On August 4, two days after Camp Llandudno opened, Mr Rutherford was told to remove his bale sign. It left him bemused.

“The enforcement officer told me it could distract motorists on Pentwyn Road,” he said. “But that’s kind of the point of having a sign in the first place.

“I was surprised because you see temporary signs alongside roads all the time. Next to the A470 near Llandudno Junction there’s currently a big pile of plastic-covered bales promoting Eglwysbach Show – have they been told to take it down?”

When Camp Llandudno shared news of its enforcement order on Facebook, it attracted lots of support. The post was shared more than 500 times.

"How stupid,” said a Conwy Council worker. “What harm is it doing? It brings people in and they will visit local areas and spend on food & drink. At least there they won’t be littering the countryside and starting fires.”

A Deganwy woman believes the site will help address complaints over illicit motorhome parking in Llandudno. Another local added:

“We pass this on a daily basis and absolutely love it! The site was bustling with people yesterday looking happy and having fun. What harm is the sign doing? I think it’s very creative.”

Two days after Camp Llandudno opened, Mr Rutherford was told to remove his bale sign. Credit: Camp Llandudno

On Sunday, Mr Rutherford lined up a tractor from a neighbouring farmer, planning to remove the sign. But faced with an outpouring of support from the local community, he had second thoughts.

“Not everything fits neatly inside a box,” he said. “Sometimes you need to have a little flexibility and show some common sense. I’m hoping to have another chat with the council and hopefully common sense will prevail.”

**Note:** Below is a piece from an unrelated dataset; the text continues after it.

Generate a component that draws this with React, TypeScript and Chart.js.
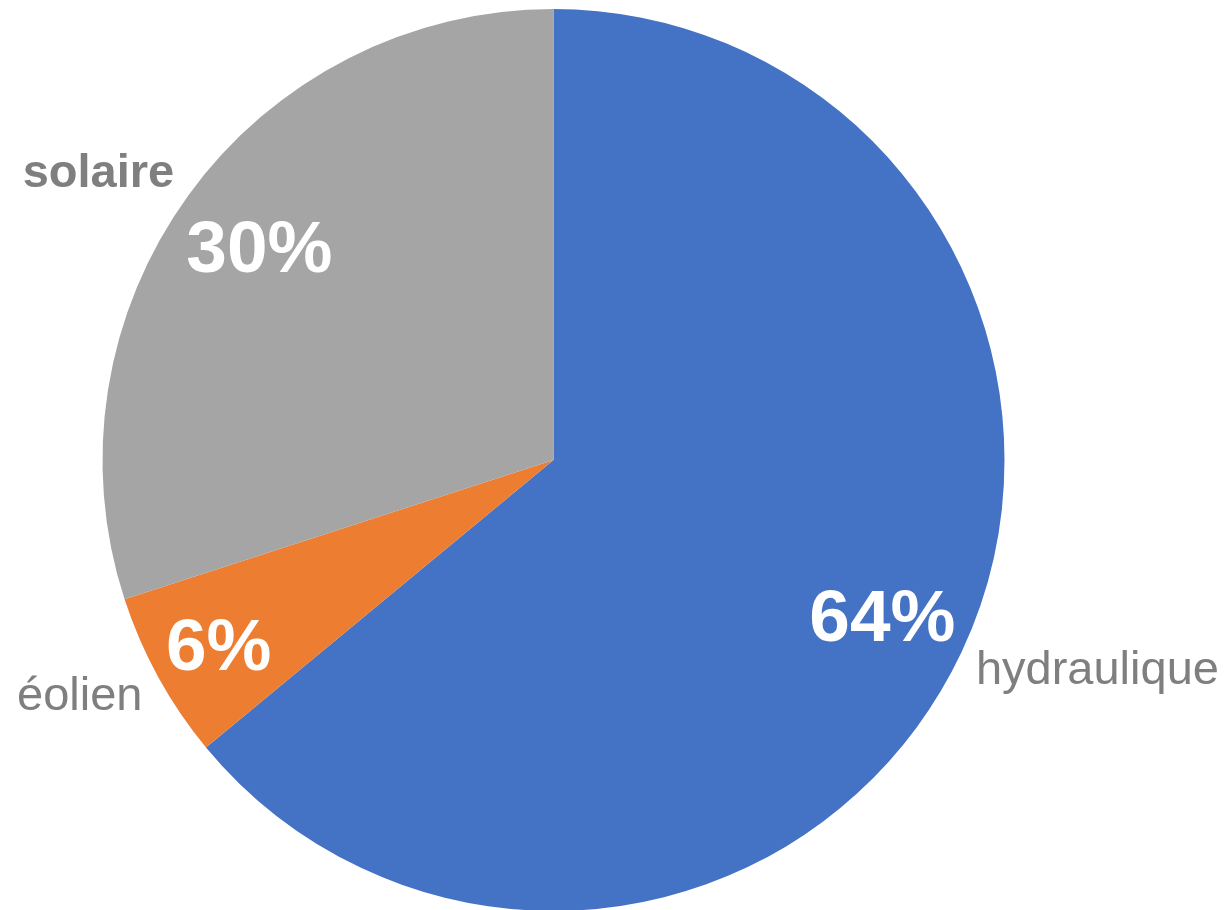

A Conwy Council spokesperson said: "We received a complaint about this unauthorised advertising. We’re disappointed that the owner hadn’t sought advice from us and instead has proceeded to display an advertisement without consent.

"As the advertisement doesn’t have consent, we have informed the owner that he should remove the advertisement. Unauthorised advertising can be harmful to the character of the area and can also pose a threat to highways.

"If an advertisement is not removed then we may consider enforcement action. If the owner wishes to report potential breaches elsewhere, we can of course investigate, as we have done in response to the complaint made about this advertisement."